TASK GOAL:
Every line with the string "this" should be gathered.

DATA FOR PROCESSING:
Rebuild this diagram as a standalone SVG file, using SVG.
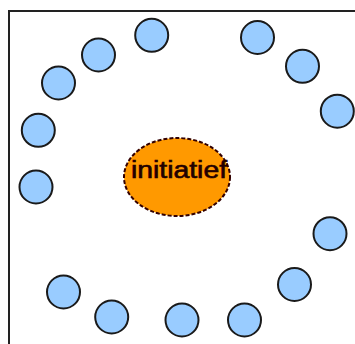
<svg xmlns="http://www.w3.org/2000/svg" width="355" height="344" viewBox="0 0 355 344">
<style>
.n{fill:#99CCFF;stroke:#1a1a1a;stroke-width:2}
.frame{fill:none;stroke:#222;stroke-width:2}
.c{fill:#FF9900;stroke:#330000;stroke-width:2;stroke-dasharray:4 2}
.t{font-family:"Liberation Sans",Arial,sans-serif;font-size:23px;fill:#220000;stroke:#220000;stroke-width:0.6}
</style>
<rect width="355" height="344" fill="#ffffff"/>
<rect class="frame" x="9" y="11" width="360" height="350"/>
<g id="connectors"></g>
<g id="center"><ellipse class="c" cx="177" cy="177" rx="53" ry="39"/><text class="t" x="179" y="178" text-anchor="middle" textLength="96" lengthAdjust="spacingAndGlyphs">initiatief</text></g>
<g id="n1"><circle class="n" cx="151.7" cy="35.3" r="16.5"/></g>
<g id="n2"><circle class="n" cx="98.5" cy="55" r="16.5"/></g>
<g id="n3"><circle class="n" cx="58.5" cy="83" r="16.5"/></g>
<g id="n4"><circle class="n" cx="38.3" cy="130.3" r="16.5"/></g>
<g id="n5"><circle class="n" cx="36" cy="187" r="16.5"/></g>
<g id="n6"><circle class="n" cx="63.5" cy="292" r="16.5"/></g>
<g id="n7"><circle class="n" cx="111.7" cy="317" r="16.5"/></g>
<g id="n8"><circle class="n" cx="182" cy="320" r="16.5"/></g>
<g id="n9"><circle class="n" cx="244.5" cy="320" r="16.5"/></g>
<g id="n10"><circle class="n" cx="294.5" cy="284.5" r="16.5"/></g>
<g id="n11"><circle class="n" cx="330" cy="233.7" r="16.5"/></g>
<g id="n12"><circle class="n" cx="337.3" cy="111.2" r="16.5"/></g>
<g id="n13"><circle class="n" cx="302.5" cy="66.3" r="16.5"/></g>
<g id="n14"><circle class="n" cx="257.5" cy="37.5" r="16.5"/></g>
</svg>
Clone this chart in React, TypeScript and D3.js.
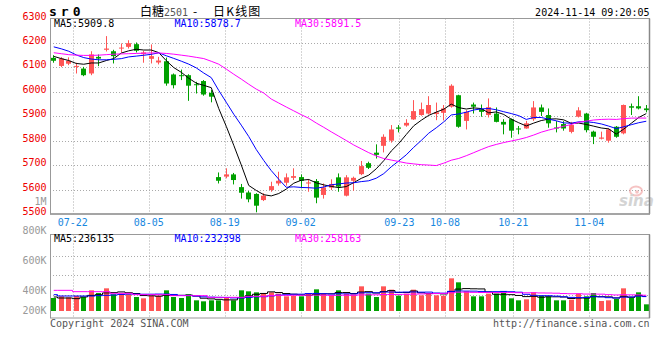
import React from "react";
import * as d3 from "d3";

const dates = [
  "07-17","07-18","07-19","07-22","07-23","07-24","07-25","07-26","07-29","07-30","07-31",
  "08-01","08-02","08-05","08-06","08-07","08-08","08-09","08-12","08-13","08-14","08-15","08-16",
  "08-19","08-20","08-21","08-22","08-23","08-26","08-27","08-28","08-29","08-30",
  "09-02","09-03","09-04","09-05","09-06","09-09","09-10","09-11","09-12","09-13",
  "09-18","09-19","09-20","09-23","09-24","09-25","09-26","09-27","09-30",
  "10-08","10-09","10-10","10-11","10-14","10-15","10-16","10-17","10-18",
  "10-21","10-22","10-23","10-24","10-25","10-28","10-29","10-30","10-31",
  "11-01","11-04","11-05","11-06","11-07","11-08","11-11","11-12","11-13","11-14"
];

const opens = [
  6139,6106,6115,6102,6095,6075,6143,6172,6166,6177,
  6184,6195,6154,6135,6120,6125,6071,6068,6068,6031,
  6044,5996,5651,5653,5662,5610,5588,5582,5557,5598,
  5625,5628,5648,5651,5625,5635,5578,5608,5650,5575,
  5636,5663,5708,5751,5779,5800,5854,5862,5887,5905,
  5911,5909,5914,5939,5986,5881,5948,5929,5905,5911,
  5877,5888,5850,5850,5888,5936,5905,5854,5868,5836,
  5898,5911,5837,5808,5800,5857,5830,5941,5941,5932
];
const highs = [
  6150,6142,6141,6119,6102,6166,6153,6228,6172,6198,
  6211,6202,6168,6194,6143,6140,6075,6091,6072,6041,
  6048,6007,5670,5687,5668,5623,5594,5585,5585,5632,
  5673,5666,5687,5662,5643,5643,5625,5642,5666,5659,
  5653,5717,5714,5785,5826,5864,5864,5888,5966,5956,
  5982,5956,5946,6031,5988,5925,5956,5948,5973,5936,
  5888,5891,5860,5881,5962,5948,5932,5880,5880,5877,
  5937,5914,5841,5837,5850,5860,5948,5952,5982,5946
];
const lows = [
  6119,6101,6109,6075,6064,6068,6105,6165,6116,6161,
  6177,6161,6119,6116,6112,6025,6014,6048,5963,5993,
  5984,5957,5625,5646,5621,5563,5548,5507,5553,5591,
  5616,5616,5639,5605,5591,5544,5563,5598,5591,5572,
  5595,5659,5684,5727,5752,5792,5834,5857,5885,5902,
  5907,5884,5883,5935,5853,5846,5911,5898,5895,5875,
  5826,5812,5826,5849,5881,5901,5853,5834,5841,5830,
  5895,5834,5786,5805,5792,5812,5826,5905,5928,5916
];
const closes = [
  6127,6136,6127,6106,6068,6153,6136,6177,6146,6181,
  6199,6168,6161,6146,6128,6034,6027,6064,6025,6027,
  5989,5980,5636,5662,5639,5587,5560,5534,5575,5614,
  5636,5650,5655,5636,5629,5567,5609,5623,5612,5650,
  5648,5696,5689,5742,5816,5846,5849,5873,5921,5929,
  5946,5916,5932,6025,5857,5918,5939,5918,5937,5877,
  5866,5841,5846,5871,5936,5918,5871,5851,5850,5864,
  5924,5843,5816,5813,5846,5816,5946,5935,5932,5925
];
const volumes = [
  210600,237600,221400,243000,226800,334800,291600,367200,270000,280800,
  270000,226800,205200,248400,248400,334800,226800,210600,270000,172800,
  156600,172800,172800,226800,172800,334800,318600,302400,291600,302400,
  280800,237600,248400,237600,275400,351000,275400,253800,334800,280800,
  270000,399600,280800,226800,399600,345600,248400,280800,345600,253800,
  280800,253800,248400,529200,464400,318600,237600,237600,280800,280800,
  318600,205200,172800,189000,302400,248400,237600,172800,172800,183600,
  280800,237600,291600,162000,172800,194400,367200,216000,302400,108000
];

const ma5Head = [6145, 6136, 6128, 6116];
const ma10Head = [6184, 6176, 6166, 6151, 6140, 6134, 6131, 6131, 6133];
const ma30Head = [
  6160, 6156, 6152, 6150, 6149, 6149, 6150, 6152, 6154, 6155,
  6156, 6157, 6158, 6159, 6159, 6157, 6154, 6150, 6146, 6141,
  6136, 6125, 6113, 6093, 6072, 6052, 6031, 6011, 5995
];
const vma5Head = [226800, 210600, 210600, 199800];
const vma10Head = [264600, 243000, 243000, 243000, 243000, 243000, 248400, 253800, 259200];
const vma30Head = [
  334800, 334800, 334800, 313200, 313200, 313200, 313200, 313200, 286200, 286200,
  286200, 264600, 264600, 264600, 264600, 264600, 248400, 248400, 248400, 248400,
  248400, 221400, 221400, 221400, 221400, 221400, 237600, 237600, 237600
];

const priceTicks = [6300, 6200, 6100, 6000, 5900, 5800, 5700, 5600, 5500];
const tickDates = ["07-22", "08-05", "08-19", "09-02", "09-23", "10-08", "10-21", "11-04"];
const volLabelValues = [800000, 600000, 400000, 200000];
const volLabelTexts = ["800K", "600K", "400K", "200K"];
const volGridValues = [600000, 400000, 200000];
const priceMaLabels = ["MA5:5909.8", "MA10:5878.7", "MA30:5891.5"];
const volMaLabels = ["MA5:236135", "MA10:232398", "MA30:258163"];
const maColors = ["#000000", "#0000ff", "#ff00ff"];

const RED = "#ff5555";
const GREEN = "#00a000";
const MONO = "'DejaVu Sans Mono', monospace";
const CJK = "'Noto Sans CJK SC', sans-serif";

function movingAvg(values: number[], n: number, head: number[]): number[] {
  return values.map((_, i) =>
    i < n - 1 ? head[i] : (d3.mean(values.slice(i - n + 1, i + 1)) as number)
  );
}

export default function App() {
  const left = 50, right = 650;
  const mainTop = 18.5, mainBottom = 214;
  const volTop = 234.5, volBottom = 318, volBase = 311;

  const x = d3.scaleBand<string>().domain(dates).range([left, right]);
  const cx = (i: number) => (x(dates[i]) as number) + x.bandwidth() / 2;
  const col = (i: number) => Math.floor(cx(i));
  const gx = d3.scalePoint<string>().domain(dates).range([left, right]);
  const y = d3.scaleLinear().domain([5500, 6300]).range([mainBottom, mainTop]);
  const vy = d3.scaleLinear().domain([0, 500000]).range([volBase, volBase - 500000 / 16200]);
  const vGrid = d3.scaleLinear().domain([0, 800000]).range([314.2, 236.6]);
  const vLab = d3.scaleLinear().domain([200000, 400000, 800000]).range([314.3, 294.3, 233.8]);

  const idx = d3.range(dates.length);
  const maSeries = [
    movingAvg(closes, 5, ma5Head),
    movingAvg(closes, 10, ma10Head),
    movingAvg(closes, 30, ma30Head),
  ];
  const vmaSeries = [
    movingAvg(volumes, 5, vma5Head),
    movingAvg(volumes, 10, vma10Head),
    movingAvg(volumes, 30, vma30Head),
  ];
  const line = d3.line<number>().x((_, i) => cx(i)).y((v) => y(v));
  const vline = d3.line<number>().x((_, i) => cx(i)).y((v) => vy(v)).curve(d3.curveStep);

  const up = (i: number) => closes[i] >= opens[i];

  return (
    <svg width={660} height={360} style={{ position: "absolute", left: 0, top: 0, background: "#fff" }}>
      <rect x={0} y={0} width={660} height={360} fill="#fff" />
      {/* header */}
      <text x={49} y={16} fontFamily={MONO} fontWeight="bold" fontSize={13} letterSpacing={4} fill="#000">sr0</text>
      <text y={15.5} fontFamily={CJK} fontSize={12} fill="#000">
        <tspan x={140}>白糖</tspan>
        <tspan fontFamily={MONO} fontSize={10} fill="#555">2501</tspan>
        <tspan x={193}>-</tspan>
        <tspan x={213} letterSpacing={1.2}>日K线图</tspan>
      </text>
      <text x={649.5} y={15.6} textAnchor="end" fontFamily={MONO} fontSize={10} fill="#000">2024-11-14 09:20:05</text>

      {/* main grid */}
      {priceTicks.slice(1, -1).map((t) => (
        <line key={t} x1={left} x2={right} y1={Math.round(y(t)) + 0.5} y2={Math.round(y(t)) + 0.5}
          stroke="#aaa" strokeDasharray="1,2" />
      ))}
      {tickDates.map((d) => (
        <line key={d} x1={Math.round(gx(d) as number) + 0.5} x2={Math.round(gx(d) as number) + 0.5}
          y1={mainTop} y2={mainBottom} stroke="#aaa" strokeDasharray="1,2" />
      ))}
      {/* price labels */}
      {priceTicks.map((t) => (
        <text key={t} x={46.5} y={y(t) + 1} textAnchor="end" fontFamily={MONO} fontSize={10} fill="#ee0000">{t}</text>
      ))}
      <text x={46.5} y={204.5} textAnchor="end" fontFamily={MONO} fontSize={10} fill="#999">1M</text>

      {/* watermark */}
      <g opacity={0.5}>
        <ellipse cx={636} cy={191} rx={6} ry={4.5} fill="none" stroke="#e88" strokeWidth={2} />
        <circle cx={637} cy={192} r={1.8} fill="#e88" />
        <text x={619} y={206} fontFamily="'DejaVu Sans', sans-serif" fontStyle="italic" fontWeight="bold" fontSize={15} fill="#aaa">sina</text>
      </g>

      {/* candles */}
      {idx.map((i) => {
        const c = up(i) ? RED : GREEN;
        const top = y(Math.max(opens[i], closes[i]));
        const bot = y(Math.min(opens[i], closes[i]));
        return (
          <g key={i}>
            <line x1={col(i) + 0.5} x2={col(i) + 0.5} y1={y(highs[i])} y2={y(lows[i])} stroke={c} />
            <rect x={col(i) - 2} y={top} width={5} height={Math.max(1, bot - top)} fill={c} />
          </g>
        );
      })}
      {/* MA lines */}
      {maSeries.map((s, k) => (
        <path key={k} d={line(s) as string} fill="none" stroke={maColors[k]} strokeWidth={1} />
      ))}
      {/* frame */}
      <rect x={left + 0.5} y={mainTop} width={599} height={mainBottom - mainTop} fill="none" stroke="#999" />
      <line x1={649.5} x2={649.5} y1={mainTop} y2={mainBottom} stroke="#888" strokeWidth={1.5} />
      <line x1={left} x2={650} y1={mainBottom} y2={mainBottom} stroke="#999" strokeWidth={1.5} />
      {priceMaLabels.map((t, k) => (
        <text key={t} x={54 + k * 120.5} y={27.3} fontFamily={MONO} fontSize={10} fill={maColors[k]}>{t}</text>
      ))}

      {/* x labels */}
      {tickDates.map((d) => (
        <text key={d} x={gx(d) as number} y={225.6} textAnchor="middle" fontFamily={MONO} fontSize={10} fill="#1888e0">{d}</text>
      ))}

      {/* volume panel */}
      {volGridValues.map((v) => (
        <line key={v} x1={left} x2={right} y1={Math.round(vGrid(v)) + 0.5} y2={Math.round(vGrid(v)) + 0.5}
          stroke="#aaa" strokeDasharray="1,2" />
      ))}
      {tickDates.map((d) => (
        <line key={d} x1={Math.round(gx(d) as number) + 0.5} x2={Math.round(gx(d) as number) + 0.5}
          y1={volTop} y2={volBottom} stroke="#aaa" strokeDasharray="1,2" />
      ))}
      {volLabelValues.map((v, k) => (
        <text key={v} x={46.5} y={vLab(v)} textAnchor="end" fontFamily={MONO} fontSize={10} fill="#999">{volLabelTexts[k]}</text>
      ))}
      {idx.map((i) => (
        <rect key={i} x={col(i) - 2} y={vy(volumes[i])} width={5} height={volBase - vy(volumes[i])}
          fill={up(i) ? RED : GREEN} />
      ))}
      {vmaSeries.map((s, k) => (
        <path key={k} d={vline(s) as string} fill="none" stroke={maColors[k]} strokeWidth={1} />
      ))}
      <rect x={left + 0.5} y={volTop} width={599} height={volBottom - volTop} fill="none" stroke="#999" />
      <line x1={649.5} x2={649.5} y1={volTop} y2={volBottom} stroke="#888" strokeWidth={1.5} />
      {volMaLabels.map((t, k) => (
        <text key={t} x={54 + k * 120.5} y={242.3} fontFamily={MONO} fontSize={10} fill={maColors[k]}>{t}</text>
      ))}

      {/* footer */}
      <text x={50} y={327} fontFamily={MONO} fontSize={10} fill="#555">Copyright 2024 SINA.COM</text>
      <text x={649.5} y={327} textAnchor="end" fontFamily={MONO} fontSize={10} fill="#555">http://finance.sina.com.cn</text>
    </svg>
  );
}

WRITTEN RESPONSE:
Rebuild this diagram as a standalone SVG file, using SVG.
Clone this chart in React, TypeScript and D3.js.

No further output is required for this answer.